--- Start ---

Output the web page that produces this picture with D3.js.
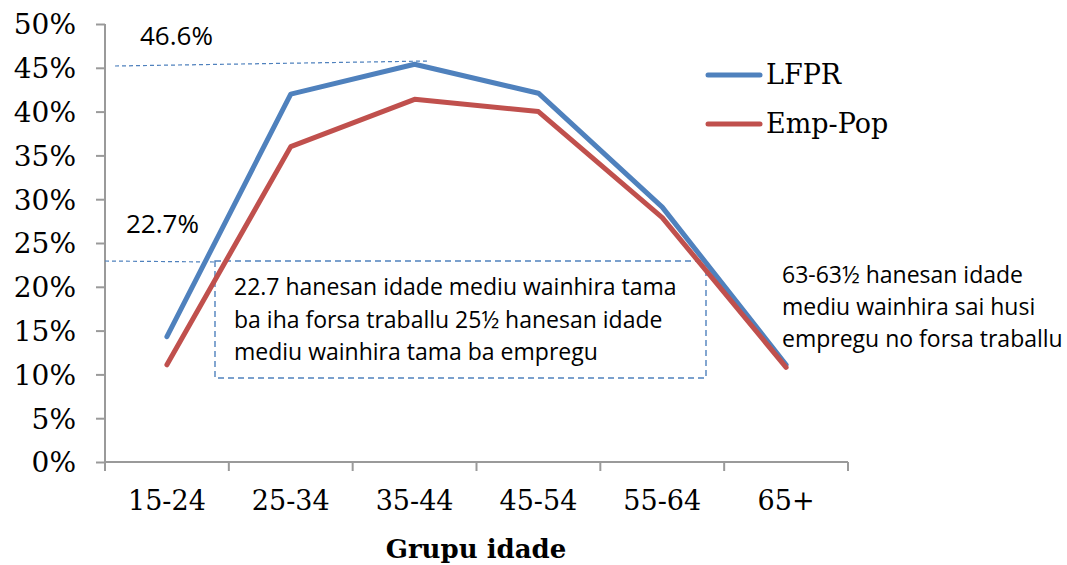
<!DOCTYPE html>
<html>
<head>
<meta charset="utf-8">
<script src="https://cdn.jsdelivr.net/npm/d3@7"></script>
<style>
  body { margin: 0; background: #fff; }
  svg { display: block; }
  .tick text { font-family: "DejaVu Serif", serif; }
  .note { font-family: "Open Sans", sans-serif; font-size: 23px; fill: #000; }
</style>
</head>
<body>
<svg id="chart" width="1067" height="565"></svg>
<script>
var groups = ['15-24', '25-34', '35-44', '45-54', '55-64', '65+'];
var lfpr   = [14.3, 42.0, 45.4, 42.1, 29.1, 11.1];
var empPop = [11.1, 36.0, 41.4, 40.0, 27.9, 10.8];
var yTicks = [0, 5, 10, 15, 20, 25, 30, 35, 40, 45, 50];
var seriesNames = ['LFPR', 'Emp-Pop'];
var seriesColors = ['#4F81BD', '#C0504D'];
var boxLines = ['22.7 hanesan idade mediu wainhira tama',
                'ba iha forsa traballu 25½ hanesan idade',
                'mediu wainhira tama ba empregu'];
var sideLines = ['63-63½ hanesan idade',
                 'mediu wainhira sai husi',
                 'empregu no forsa traballu'];

var svg = d3.select('#chart');

var x = d3.scaleBand().domain(groups).range([105, 848]).padding(0);
var y = d3.scaleLinear().domain([0, 50]).range([462, 24]);

// y axis
var yAxis = svg.append('g')
  .attr('transform', 'translate(105,0)')
  .call(d3.axisLeft(y).tickValues(yTicks).tickSize(9).tickPadding(20)
    .tickFormat(function(d){ return d + '%'; }));
yAxis.selectAll('text').style('font-size', '28px').attr('dy', '0.35em');

// x axis: labels in the middle of each band, ticks on the boundaries
var xAxis = svg.append('g')
  .attr('transform', 'translate(0,462)')
  .call(d3.axisBottom(x).tickSize(0).tickPadding(29));
xAxis.selectAll('text').style('font-size', '27px');
xAxis.selectAll('.boundary')
  .data(d3.range(groups.length + 1))
  .enter().append('line')
    .attr('class', 'boundary')
    .attr('x1', function(i){ return 105 + i * x.bandwidth(); })
    .attr('x2', function(i){ return 105 + i * x.bandwidth(); })
    .attr('y1', 0).attr('y2', 9);

svg.selectAll('.domain, .tick line, .boundary')
  .attr('stroke', '#9a9a9a').attr('stroke-width', 2);
svg.selectAll('.domain').attr('d', null);
yAxis.append('line').attr('x1', 0).attr('x2', 0).attr('y1', y(50)).attr('y2', y(0))
  .attr('stroke', '#9a9a9a').attr('stroke-width', 2);
xAxis.append('line').attr('x1', 105).attr('x2', 848).attr('y1', 0).attr('y2', 0)
  .attr('stroke', '#9a9a9a').attr('stroke-width', 2);

svg.append('text')
  .attr('x', 476).attr('y', 558)
  .attr('text-anchor', 'middle')
  .style('font-family', '"DejaVu Serif", serif')
  .style('font-weight', 'bold')
  .style('font-size', '26px')
  .text('Grupu idade');

// annotation guides
var dash = '4,3';
svg.append('line')
  .attr('x1', 115).attr('y1', 66).attr('x2', 430).attr('y2', 61)
  .attr('stroke', '#4F81BD').attr('stroke-width', 1.2).attr('stroke-dasharray', dash);
svg.append('line')
  .attr('x1', 105).attr('y1', 261).attr('x2', 215).attr('y2', 262)
  .attr('stroke', '#4F81BD').attr('stroke-width', 1.2).attr('stroke-dasharray', dash);
svg.append('rect')
  .attr('x', 215).attr('y', 261).attr('width', 491).attr('height', 117)
  .attr('fill', 'none')
  .attr('stroke', '#4F81BD').attr('stroke-width', 1.4).attr('stroke-dasharray', '6,4');

svg.append('text').attr('x', 140).attr('y', 45)
  .style('font-family', '"Open Sans", sans-serif').style('font-size', '26px')
  .text('46.6%');
svg.append('text').attr('x', 126).attr('y', 233)
  .style('font-family', '"Open Sans", sans-serif').style('font-size', '26px')
  .text('22.7%');

// lines
var line = d3.line()
  .x(function(d, i){ return x(groups[i]) + x.bandwidth() / 2; })
  .y(function(d){ return y(d); });

[lfpr, empPop].forEach(function(vals, k){
  svg.append('path')
    .datum(vals)
    .attr('d', line)
    .attr('fill', 'none')
    .attr('stroke', seriesColors[k])
    .attr('stroke-width', 5)
    .attr('stroke-linejoin', 'round')
    .attr('stroke-linecap', 'round');
});

// box text
svg.selectAll('.boxline').data(boxLines).enter().append('text')
  .attr('class', 'note')
  .attr('x', 234)
  .attr('y', function(d, i){ return 295 + i * 32.5; })
  .text(function(d){ return d; });

svg.selectAll('.sideline').data(sideLines).enter().append('text')
  .attr('class', 'note')
  .attr('x', 782)
  .attr('y', function(d, i){ return 283 + i * 32; })
  .text(function(d){ return d; });

// legend
var legend = svg.append('g').selectAll('g').data(seriesNames).enter().append('g')
  .attr('transform', function(d, i){ return 'translate(708,' + (75 + i * 49) + ')'; });
legend.append('line')
  .attr('x1', 0).attr('x2', 52).attr('y1', 0).attr('y2', 0)
  .attr('stroke', function(d, i){ return seriesColors[i]; })
  .attr('stroke-width', 5).attr('stroke-linecap', 'round');
legend.append('text')
  .attr('x', 58).attr('y', 0).attr('dy', '0.35em')
  .style('font-family', '"DejaVu Serif", serif').style('font-size', '27px')
  .text(function(d){ return d; });
</script>
</body>
</html>
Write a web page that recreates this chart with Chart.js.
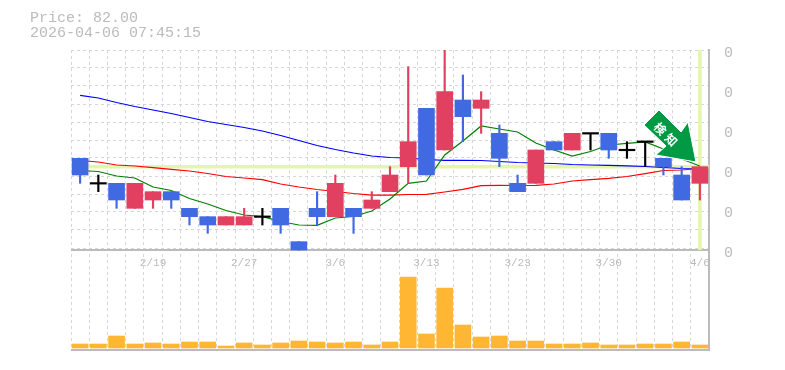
<!DOCTYPE html>
<html>
<head>
<meta charset="utf-8">
<script src="https://cdn.jsdelivr.net/npm/chart.js@4"></script>
<style>
  body { margin: 0; background: #fff; }
  #wrap { position: relative; width: 785px; height: 370px; }
  #info { position: absolute; left: 30px; top: 11px; font: 15px/15px "Liberation Mono", monospace; color: #bbb; white-space: pre; }
  #sign { position: absolute; left: 0; top: 0; }
</style>
</head>
<body>
<div id="wrap">
  <canvas id="stock" width="785" height="370"></canvas>
  <div id="info">Price: 82.00
2026-04-06 07:45:15</div>
  <svg id="sign" width="785" height="370">
    <polygon points="659,110 644,125 666,146 656,155 696,162 688,122 681,132" fill="#009944" stroke="#fff" stroke-width="1"/>
    <text x="661" y="128" transform="rotate(45 661 128)" text-anchor="middle" dominant-baseline="central" fill="#fff" font-family="Noto Sans CJK JP" font-weight="700" font-size="12">検</text>
    <text x="672" y="139" transform="rotate(45 672 139)" text-anchor="middle" dominant-baseline="central" fill="#fff" font-family="Noto Sans CJK JP" font-weight="700" font-size="12">知</text>
  </svg>
</div>
<script>
const dates = ['2/13','2/16','2/17','2/18','2/19','2/20','2/24','2/25','2/26','2/27','3/2','3/3','3/4','3/5','3/6','3/9','3/10','3/11','3/12','3/13','3/16','3/17','3/18','3/19','3/23','3/24','3/25','3/26','3/27','3/30','3/31','4/1','4/2','4/3','4/6'];
const dateLabels = ['2/19','2/27','3/6','3/13','3/23','3/30','4/6'];

const open  = [83,80,80,77,78,79,77,76,75,75,76,77,73,77,76,77,77,79,82,89,84,90,89,86,80,80,85,84,86,86,84,85,83,81,80];
const close = [81,80,78,80,79,78,76,75,76,76,76,75,72,76,80,76,78,81,85,81,91,88,90,83,79,84,84,86,86,84,84,85,82,78,82];
const high  = [83,81,80,80,79,79,77,76,76,77,77,77,73,79,81,77,79,82,94,89,96,93,91,87,81,84,85,86,86,86,85,85,83,82,82];
const low   = [80,79,77,77,77,77,75,74,75,75,75,74,72,75,76,74,77,79,80,81,84,85,86,82,79,80,84,84,84,83,83,82,81,78,78];

const maShort = [81.54,81.42,80.88,80.64,79.56,79.14,78.18,77.52,76.74,76.2,76,75.42,75,74.96,75.84,76.02,76.68,78.12,80,80.28,83.4,85.08,86.88,86.52,86.16,84.84,84,83.28,83.82,84.6,84.8,84.96,84.12,82.92,82.08];
const maMid   = [82.74,82.56,82.2,82.08,81.88,81.68,81.48,81.18,80.82,80.64,80.44,79.92,79.56,79.26,79.02,78.78,78.6,78.6,78.66,78.68,78.96,79.28,79.72,79.76,79.74,79.76,79.92,80.28,80.44,80.6,80.82,81.16,81.54,81.6,81.78];
const maLong  = [90.56,90.24,89.7,89.22,88.8,88.38,87.9,87.42,87.06,86.7,86.28,85.74,85.14,84.54,84.06,83.64,83.28,83.1,83.04,82.86,82.76,82.76,82.74,82.62,82.5,82.44,82.38,82.26,82.2,82.16,82.1,82.02,81.9,81.78,81.72];

const volume = [4,4,12,4,5,4,6,6,2,5,3,5,7,6,5,6,3,6,71,14,60,23,11,12,7,7,4,4,5,3,3,4,4,6,3];

const lastPrice = 82;
const gridTicks = [96,93.84,91.68,89.52,87.36,85.2,83.04,80.88,78.72,76.56,74.4,72.24];
const labelTicks = [96,91.2,86.4,81.6,76.8,72,60];

const RED = '#e24060';
const BLUE = '#4169e1';
const candleColor = open.map((o, i) => close[i] > o ? RED : close[i] < o ? BLUE : '#000');
const bodies = open.map((o, i) => o === close[i] ? [o - 0.09, o + 0.09] : [o, close[i]]);
const wicks = low.map((l, i) => [l, high[i]]);

// light green lines for the last price and the last day
const priceMarks = {
  id: 'priceMarks',
  beforeDatasetsDraw(chart) {
    const { ctx, chartArea, scales } = chart;
    const py = scales.y.getPixelForValue(lastPrice);
    const px = scales.x.getPixelForValue(dates.length - 1);
    ctx.save();
    ctx.strokeStyle = '#e4f6a8';
    ctx.lineWidth = 3.5;
    ctx.beginPath();
    ctx.moveTo(chartArea.left, py);
    ctx.lineTo(chartArea.right, py);
    ctx.moveTo(px, chartArea.top);
    ctx.lineTo(px, scales.y.getPixelForValue(72));
    ctx.stroke();
    ctx.restore();
  }
};

function maLine(data, color) {
  return { type: 'line', data, borderColor: color, borderWidth: 1.25, pointRadius: 0, tension: 0, yAxisID: 'y', order: 4 };
}

// the layout must not reserve room for tick labels
function fixBox(scale, size) {
  if (scale.isHorizontal()) scale.height = size;
  else scale.width = size;
  scale.paddingLeft = scale.paddingRight = scale.paddingTop = scale.paddingBottom = 0;
}

new Chart(document.getElementById('stock'), {
  data: {
    labels: dates,
    datasets: [
      { type: 'bar', data: bodies, backgroundColor: candleColor, barThickness: 16, grouped: false, yAxisID: 'y', order: 1 },
      { type: 'bar', data: wicks, backgroundColor: candleColor, barThickness: 1.5, grouped: false, yAxisID: 'y', order: 2 },
      { type: 'bar', data: volume, backgroundColor: '#ffb733', barThickness: 16, grouped: false, yAxisID: 'yVol', order: 3 },
      maLine(maShort, '#008000'),
      maLine(maMid, '#ff0000'),
      maLine(maLong, '#0000ff')
    ]
  },
  options: {
    responsive: false,
    animation: false,
    events: [],
    layout: { padding: { left: 71, top: 50, bottom: 20 } },
    plugins: { legend: { display: false }, tooltip: { enabled: false } },
    scales: {
      x: {
        position: { y: 72 },
        afterFit(scale) { fixBox(scale, 0); },
        grid: { offset: true, color: '#d6d6d6', lineWidth: 1, drawTicks: false },
        border: { display: false, dash: [3, 3] },
        ticks: {
          autoSkip: false,
          maxRotation: 0,
          padding: 6,
          color: '#bbb',
          font: { family: 'Liberation Mono', size: 11 },
          callback(value) {
            const d = dates[value];
            return dateLabels.includes(d) ? d : '';
          }
        }
      },
      y: {
        position: 'right',
        min: 60,
        max: 96,
        afterBuildTicks(scale) { scale.ticks = gridTicks.map(v => ({ value: v })); },
        afterFit(scale) { fixBox(scale, 0); },
        grid: { color: '#d6d6d6', lineWidth: 1, drawTicks: false },
        border: { display: false, dash: [3, 3] },
        ticks: { display: false }
      },
      yLabels: {
        position: 'right',
        min: 60,
        max: 96,
        afterBuildTicks(scale) { scale.ticks = labelTicks.map(v => ({ value: v })); },
        afterFit(scale) { fixBox(scale, 76); },
        grid: {
          drawTicks: false,
          lineWidth: 2,
          color: ctx => (ctx.tick.value === 72 || ctx.tick.value === 60) ? '#bbb' : 'rgba(0,0,0,0)'
        },
        border: { display: true, color: '#bbb', width: 2 },
        ticks: {
          padding: 15,
          labelOffset: 3,
          color: '#bbb',
          font: { family: 'Liberation Mono', size: 15 },
          callback: value => value === 60 ? '' : '0'
        }
      },
      yVol: { display: false, min: -2, max: 298 }
    }
  },
  plugins: [priceMarks]
});
</script>
</body>
</html>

--- End ---

Problem statement:
Starting at the top of the listing above, reproduce each line up to and including the one with "no forsa traballu'];"; omit the pictures.

Output for this exercise:
Output the web page that produces this picture with D3.js.
<!DOCTYPE html>
<html>
<head>
<meta charset="utf-8">
<script src="https://cdn.jsdelivr.net/npm/d3@7"></script>
<style>
  body { margin: 0; background: #fff; }
  svg { display: block; }
  .tick text { font-family: "DejaVu Serif", serif; }
  .note { font-family: "Open Sans", sans-serif; font-size: 23px; fill: #000; }
</style>
</head>
<body>
<svg id="chart" width="1067" height="565"></svg>
<script>
var groups = ['15-24', '25-34', '35-44', '45-54', '55-64', '65+'];
var lfpr   = [14.3, 42.0, 45.4, 42.1, 29.1, 11.1];
var empPop = [11.1, 36.0, 41.4, 40.0, 27.9, 10.8];
var yTicks = [0, 5, 10, 15, 20, 25, 30, 35, 40, 45, 50];
var seriesNames = ['LFPR', 'Emp-Pop'];
var seriesColors = ['#4F81BD', '#C0504D'];
var boxLines = ['22.7 hanesan idade mediu wainhira tama',
                'ba iha forsa traballu 25½ hanesan idade',
                'mediu wainhira tama ba empregu'];
var sideLines = ['63-63½ hanesan idade',
                 'mediu wainhira sai husi',
                 'empregu no forsa traballu'];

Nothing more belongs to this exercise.